The Declaration of Independence

A fascinating document, at least for looking at PaG, is the Declaration of Independence. (Note that this was written in a second-world country.) I will first present it as is, then with the use of commas corrected.
When in the Course of human events, it becomes necessary for one people to dissolve the political bands which have connected them with another, and to assume among the powers of the earth, the separate and equal station to which the Laws of Nature and of Nature's God entitle them, a decent respect to the opinions of mankind requires that they should declare the causes which impel them to the separation.

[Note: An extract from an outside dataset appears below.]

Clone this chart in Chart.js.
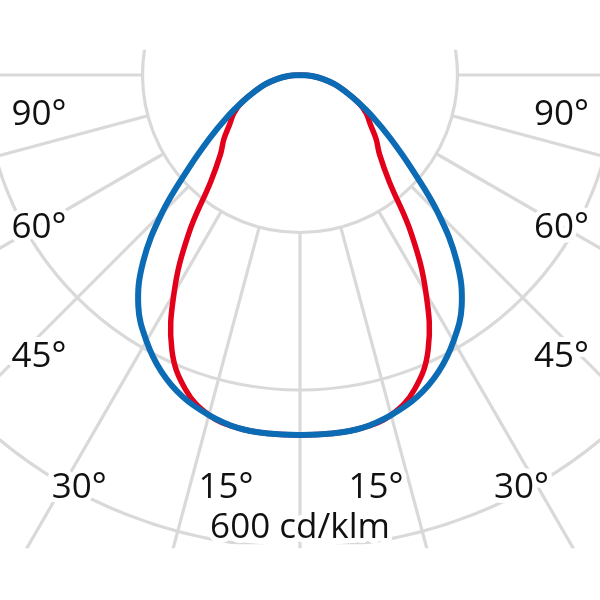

When, in the Course of human events, it becomes necessary for one people to dissolve the political bands which have connected them with another and to assume, among the powers of the earth, the separate and equal station to which the Laws of Nature and of Nature's God entitle them, a decent respect to the opinions of mankind requires that they should declare the causes which impel them to the separation.
The following is an extreme in interrupted phrases. Just so you know to look for it, it's We do solemnly publish and declare...
We, therefore, the Representatives of the united States of America, in General Congress, Assembled, appealing to the Supreme Judge of the world for the rectitude of our intentions, do, in the Name, and by Authority of the good People of these Colonies, solemnly publish and declare, That these United Colonies are, and of Right ought to be Free and Independent States; that...
One noteworthy thing is the use of semicolons. They are used for division, but not in the modern way. You might remember the same being said about Austen (Jane Eyre, 19xx), though she seems closer to modern style.